When You Fast, Are You Degrading Your Body?
This is the fourth piece in a series on fasting. Read part 1 here, part 2 here, and part 3 here.
The belief that fasting is, or even should be, bad for our bodies is hard to shake off. It has two sources, one from history, the other from science. Both are mistaken.
Let’s deal with the historical source here.
A Starving Monk, Whipping Himself
We all have a mental picture — fed by Hollywood — of an ashen-faced medieval monk, lashing himself to bits and starving himself to death in order to subdue his sinful flesh. That picture is neither pretty, nor fair. Anti-Christian writers such as Dan Brown pawn off this myth to distort the spiritual disciplines of Christian history.

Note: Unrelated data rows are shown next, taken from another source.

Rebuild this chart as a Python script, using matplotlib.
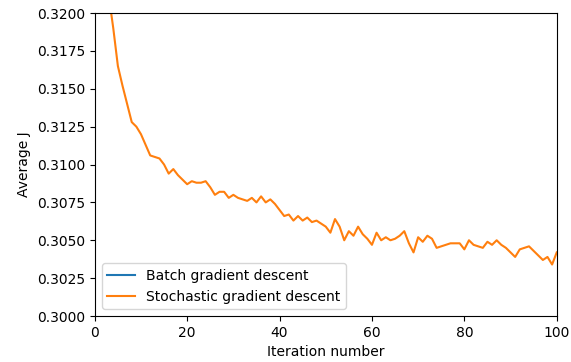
import numpy as np
import matplotlib
matplotlib.use('Agg')
import matplotlib.pyplot as plt

# average cost J per iteration
iterations = list(range(0, 101))
stochastic_j = [
    0.3450, 0.3330, 0.3260, 0.3212, 0.3190, 0.3165, 0.3152, 0.3140, 0.3128, 0.3125,
    0.3120, 0.3113, 0.3106, 0.3105, 0.3104, 0.3100, 0.3094, 0.3097, 0.3093, 0.3090,
    0.3087, 0.3089, 0.3088, 0.3088, 0.3089, 0.3085, 0.3080, 0.3082, 0.3082, 0.3078,
    0.3080, 0.3078, 0.3077, 0.3076, 0.3078, 0.3075, 0.3079, 0.3075, 0.3077, 0.3074,
    0.3070, 0.3066, 0.3067, 0.3063, 0.3066, 0.3063, 0.3065, 0.3062, 0.3063, 0.3061,
    0.3059, 0.3055, 0.3064, 0.3059, 0.3050, 0.3056, 0.3053, 0.3059, 0.3054, 0.3051,
    0.3047, 0.3055, 0.3050, 0.3052, 0.3050, 0.3051, 0.3053, 0.3056, 0.3048, 0.3042,
    0.3052, 0.3049, 0.3053, 0.3051, 0.3045, 0.3046, 0.3047, 0.3048, 0.3048, 0.3048,
    0.3044, 0.3050, 0.3047, 0.3046, 0.3045, 0.3049, 0.3047, 0.3050, 0.3047, 0.3045,
    0.3042, 0.3039, 0.3044, 0.3045, 0.3046, 0.3043, 0.3040, 0.3037, 0.3039, 0.3034,
    0.3042,
]
# batch curve is not visible inside the plotted range
batch_iterations = []
batch_j = []

fig = plt.figure(figsize=(5.71, 3.62), dpi=100)
ax = fig.add_axes([0.166, 0.127, 0.809, 0.837])

ax.plot(batch_iterations, batch_j, color='C0', label='Batch gradient descent')
ax.plot(iterations, stochastic_j, color='C1', label='Stochastic gradient descent')

ax.set_xlim(0, 100)
ax.set_ylim(0.3, 0.32)
ax.set_yticks(np.arange(0.3, 0.32001, 0.0025))
ax.yaxis.set_major_formatter(matplotlib.ticker.FormatStrFormatter('%.4f'))
ax.tick_params(labelsize=10)
ax.set_xlabel('Iteration number', fontsize=10)
ax.set_ylabel('Average J', fontsize=10)
ax.legend(loc='lower left', fontsize=10)

plt.savefig('out.png', dpi=100)
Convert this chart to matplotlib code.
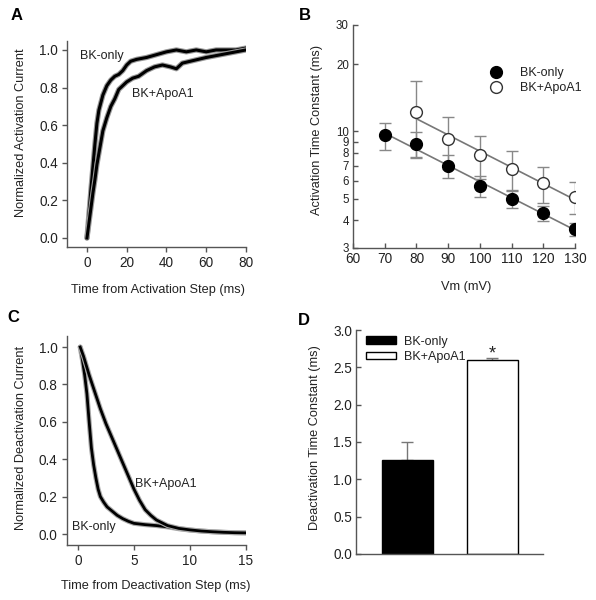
import numpy as np
import matplotlib
matplotlib.use("Agg")
import matplotlib.pyplot as plt
from matplotlib.ticker import FixedLocator, FixedFormatter, NullLocator

plt.rcParams['font.family'] = ['Liberation Sans', 'DejaVu Sans']
plt.rcParams['font.size'] = 9.2
TXT = "#222222"
SPINE = "#555555"
TICK_FS = 9.8

# ---------- A: activation traces ----------
act_t_bk = [0, 1, 2, 3, 4, 5, 6, 8, 10, 12, 14, 16, 18, 20, 22, 25, 30, 35,
            40, 45, 50, 55, 60, 65, 70, 75, 80]
act_v_bk = [0, 0.13, 0.26, 0.38, 0.5, 0.61, 0.68, 0.76, 0.81, 0.84, 0.86,
            0.87, 0.89, 0.92, 0.94, 0.95, 0.96, 0.975, 0.99, 1.0, 0.99, 1.0,
            0.99, 1.0, 1.0, 1.0, 1.01]
act_t_apo = [0, 1, 2, 3, 4, 5, 6, 7, 8, 10, 12, 14, 16, 18, 20, 23, 26, 30,
             34, 38, 42, 45, 48, 52, 56, 60, 65, 70, 75, 80]
act_v_apo = [0, 0.08, 0.16, 0.24, 0.31, 0.39, 0.45, 0.51, 0.57, 0.64, 0.7,
             0.74, 0.79, 0.81, 0.83, 0.85, 0.86, 0.89, 0.91, 0.92, 0.91, 0.9,
             0.93, 0.94, 0.95, 0.96, 0.97, 0.98, 0.99, 1.0]

# ---------- B: activation time constants ----------
vm_bk = [70, 80, 90, 100, 110, 120, 130]
tau_bk = [9.6, 8.8, 7.0, 5.7, 5.0, 4.3, 3.65]
sem_bk = [1.35, 1.15, 0.8, 0.6, 0.45, 0.32, 0.25]
vm_apo = [80, 90, 100, 110, 120, 130]
tau_apo = [12.2, 9.2, 7.8, 6.8, 5.85, 5.1]
sem_apo = [4.6, 2.4, 1.7, 1.4, 1.1, 0.85]
b_yticks = [3, 4, 5, 6, 7, 8, 9, 10, 20, 30]

# ---------- C: deactivation traces ----------
dea_t_bk = [0.2, 0.4, 0.6, 0.8, 1.0, 1.2, 1.4, 1.6, 1.8, 2.0, 2.3, 2.6, 3.0,
            3.5, 4.0, 4.5, 5.0, 6.0, 7.0, 8.0, 9.0, 10, 11, 12, 13, 14, 15]
dea_v_bk = [1.0, 0.93, 0.85, 0.75, 0.6, 0.46, 0.37, 0.3, 0.24, 0.2, 0.17,
            0.145, 0.125, 0.1, 0.082, 0.068, 0.057, 0.05, 0.045, 0.038, 0.028,
            0.021, 0.016, 0.012, 0.009, 0.007, 0.006]
dea_t_apo = [0.2, 0.5, 1.0, 1.5, 2.0, 2.5, 3.0, 3.5, 4.0, 4.5, 5.0, 5.5, 6.0,
             6.5, 7.0, 7.5, 8.0, 9.0, 10, 11, 12, 13, 14, 15]
dea_v_apo = [1.0, 0.95, 0.85, 0.76, 0.67, 0.59, 0.52, 0.45, 0.38, 0.31, 0.24,
             0.18, 0.13, 0.1, 0.075, 0.06, 0.045, 0.03, 0.022, 0.016, 0.012,
             0.009, 0.007, 0.006]

# ---------- D: deactivation time constant bars ----------
groups = ["BK-only", "BK+ApoA1"]
deact_tau = [1.26, 2.60]
deact_sem = [0.24, 0.02]


def style_axes(ax, direction):
    for s in ["top", "right"]:
        ax.spines[s].set_visible(False)
    for s in ["left", "bottom"]:
        ax.spines[s].set_color(SPINE)
        ax.spines[s].set_linewidth(1.0)
    ax.tick_params(direction=direction, length=3.5, width=1.0, color=SPINE,
                   labelcolor=TXT, labelsize=TICK_FS, pad=3)


fig = plt.figure(figsize=(5.96, 6.0), dpi=100)

# ---------- PANEL A ----------
axA = fig.add_axes([0.1126, 0.5877, 0.300, 0.3447])
for t, v in [(act_t_bk, act_v_bk), (act_t_apo, act_v_apo)]:
    axA.plot(t, v, color="#999999", lw=3.8, solid_capstyle="round")
    axA.plot(t, v, color="black", lw=2.2)
axA.set_xlim(-10, 80)
axA.set_ylim(-0.05, 1.05)
axA.set_xticks([0, 20, 40, 60, 80])
axA.set_yticks(np.arange(0, 1.01, 0.2))
axA.yaxis.set_major_formatter(plt.FormatStrFormatter("%.1f"))
style_axes(axA, "out")
axA.set_xlabel("Time from Activation Step (ms)", color=TXT)
axA.set_ylabel("Normalized Activation Current", color=TXT)
axA.xaxis.set_label_coords(0.508, -0.175)
axA.yaxis.set_label_coords(-0.225, 0.553)
axA.text(-3.5, 0.968, "BK-only", color=TXT, va="center", fontsize=9)
axA.text(22.6, 0.766, "BK+ApoA1", color=TXT, va="center", fontsize=9)

# ---------- PANEL B ----------
axB = fig.add_axes([0.5923, 0.5867, 0.3725, 0.3717])
for vm, tau in [(vm_bk, tau_bk), (vm_apo, tau_apo)]:
    k, b = np.polyfit(vm, np.log(tau), 1)
    xs = np.array([vm[0], vm[-1]])
    axB.plot(xs, np.exp(k * xs + b), color="#777777", lw=1.2, zorder=1)
axB.errorbar(vm_bk, tau_bk, yerr=sem_bk, fmt="o", color="black",
             ecolor="#888888", elinewidth=1.0, capsize=4, markersize=8.5,
             markerfacecolor="black", markeredgecolor="black", zorder=3,
             label="BK-only")
axB.errorbar(vm_apo, tau_apo, yerr=sem_apo, fmt="o", color="black",
             ecolor="#888888", elinewidth=1.0, capsize=4, markersize=8.5,
             markerfacecolor="white", markeredgecolor="#333333", zorder=3,
             label="BK+ApoA1")
axB.set_yscale("log")
axB.set_xlim(60, 130)
axB.set_ylim(3, 30)
axB.set_xticks(np.arange(60, 131, 10))
axB.yaxis.set_major_locator(FixedLocator(b_yticks))
axB.yaxis.set_major_formatter(FixedFormatter([str(v) for v in b_yticks]))
axB.yaxis.set_minor_locator(NullLocator())
style_axes(axB, "in")
axB.tick_params(axis="y", labelsize=8.3)
axB.set_xlabel("Vm (mV)", color=TXT)
axB.set_ylabel("Activation Time Constant (ms)", color=TXT)
axB.xaxis.set_label_coords(0.509, -0.15)
axB.yaxis.set_label_coords(-0.135, 0.53)
hB, lB = axB.get_legend_handles_labels()
hB = [h[0] for h in hB]
axB.legend(hB, lB, loc="upper left", bbox_to_anchor=(0.617, 0.81),
           frameon=False, borderpad=0, borderaxespad=0, handlelength=1.0,
           handletextpad=1.4, labelspacing=0.25, fontsize=9,
           labelcolor=TXT)

# ---------- PANEL C ----------
axC = fig.add_axes([0.112, 0.0913, 0.3007, 0.349])
for t, v in [(dea_t_bk, dea_v_bk), (dea_t_apo, dea_v_apo)]:
    axC.plot(t, v, color="#aaaaaa", lw=3.6, solid_capstyle="round")
    axC.plot(t, v, color="black", lw=2.0)
axC.set_xlim(-1, 15)
axC.set_ylim(-0.06, 1.06)
axC.set_xticks([0, 5, 10, 15])
axC.set_yticks(np.arange(0, 1.01, 0.2))
axC.yaxis.set_major_formatter(plt.FormatStrFormatter("%.1f"))
style_axes(axC, "out")
axC.set_xlabel("Time from Deactivation Step (ms)", color=TXT)
axC.set_ylabel("Normalized Deactivation Current", color=TXT)
axC.xaxis.set_label_coords(0.494, -0.165)
axC.yaxis.set_label_coords(-0.22, 0.51)
axC.text(5.09, 0.267, "BK+ApoA1", color=TXT, va="center", fontsize=9)
axC.text(-0.54, 0.04, "BK-only", color=TXT, va="center", fontsize=9)

# ---------- PANEL D ----------
axD = fig.add_axes([0.598, 0.0767, 0.3138, 0.3733])
xpos = np.arange(1, len(groups) + 1)
bars = axD.bar(xpos, deact_tau, width=0.6, color=["black", "white"],
               edgecolor="black", linewidth=1.0, zorder=2)
axD.errorbar(xpos, deact_tau, yerr=[[0, 0], deact_sem], fmt="none",
             ecolor="#777777", elinewidth=1.0, capsize=4, zorder=1)
axD.text(xpos[1], deact_tau[1] + deact_sem[1], "*", ha="center",
         va="baseline", fontsize=13, color=TXT)
axD.set_xlim(0.4, 2.6)
axD.set_ylim(0, 3.0)
axD.set_yticks(np.arange(0, 3.01, 0.5))
axD.yaxis.set_major_formatter(plt.FormatStrFormatter("%.1f"))
axD.set_xticks([])
style_axes(axD, "in")
axD.set_ylabel("Deactivation Time Constant (ms)", color=TXT)
axD.yaxis.set_label_coords(-0.19, 0.52)
axD.legend(bars, groups, loc="upper left", bbox_to_anchor=(0.053, 0.975),
           frameon=False, borderpad=0, borderaxespad=0, handlelength=2.4,
           handleheight=0.55, handletextpad=0.6, labelspacing=0.25,
           fontsize=9, labelcolor=TXT)

# ---------- PANEL LETTERS ----------
for x, y, s in [(0.017, 0.987, "A"), (0.502, 0.987, "B"),
                (0.013, 0.483, "C"), (0.500, 0.478, "D")]:
    fig.text(x, y, s, fontsize=12, fontweight="bold", va="top", ha="left",
             color="black")

fig.savefig("out.png", dpi=100)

I’m not saying no such monk ever lived and died an early death. I’m saying that such extreme practices contradict the balanced, Christian view of the spiritual life.
A Unity of Body and Soul
We are, each of us, unities of matter and spirit, body and soul. We are made from the dust of the earth and the breath of God. We’re neither mere matter nor ghosts trapped in bodies. We’re bodily persons. We are created good, but fallen — body and soul.
God came to earth, not as an angel or a ghost, but as a man. He became incarnate. He became flesh. In His body, He died for our sins. He rose — bodily — from the dead. He ate breakfast with His disciples. Forty days later, he ascended, body and all, into heaven.
That’s why we look forward not just to a vaporous existence as souls in heaven, but as people with new bodies, in a new heaven and a new earth.
Good spiritual practices should bolster these truths, not deny them.
Gnosticism? None for Me, Thanks
God calls us to repent of our sins and discipline ourselves body and soul. As Paul wrote to the church in Corinth: “I pommel [that is, chastise] my body and subdue it, lest after preaching to others I myself should be disqualified.” (1 Cor. 9:27)
God sometimes calls us to suffer severe pain, even to sacrifice our bodies for a greater good. After all, “greater love has no man than this, that a man lay down his life for his friends.” (John 15:13) But the normal Christian life is about subduing our sinful desires, and training our bodies, minds, and souls to know God, to glorify Him and to enjoy Him forever. It’s not about degrading our bodies, or treating our bodies as evil.
Going out of your way to harm your body for spiritual reasons is not just bad. It’s Gnostic. Gnosticism was the first serious heresy that early Christians had to deal with. Gnostics taught an extreme dualism between matter and spirit. Matter, they thought, was evil, and spirit was good. As a result, the body, and what you do with it, didn’t really matter. What mattered was the spirit. That’s why Gnostics denied the real incarnation and resurrection of Jesus. Why would God, a great spirit, assume evil matter?
These ideas struck at the very heart of the Christian faith. That’s why the Church fathers fought vigorously against them. And when extreme forms of self-flagellation emerged in the Middle Ages, the Church condemned that as well. Self-discipline is one thing. Self-torture is another.
Still, even among devout Christians, Gnosticism has a way of creeping back in. (Read Nancy Pearcey’s great new book Love Thy Body as an antidote.)
Body and Soul United Together
True Christian fasting, as Susan Mathews explains, “is not a pitting of the spirit against the flesh, but rather body and soul united together against sin, body and soul converted together to the Lord. The whole man must cooperate with God’s grace. The whole man must love the Lord.”
In the same way, the great Orthodox theologian Alexander Schmemann wrote that true “Christian asceticism is a fight, not against but for the body.”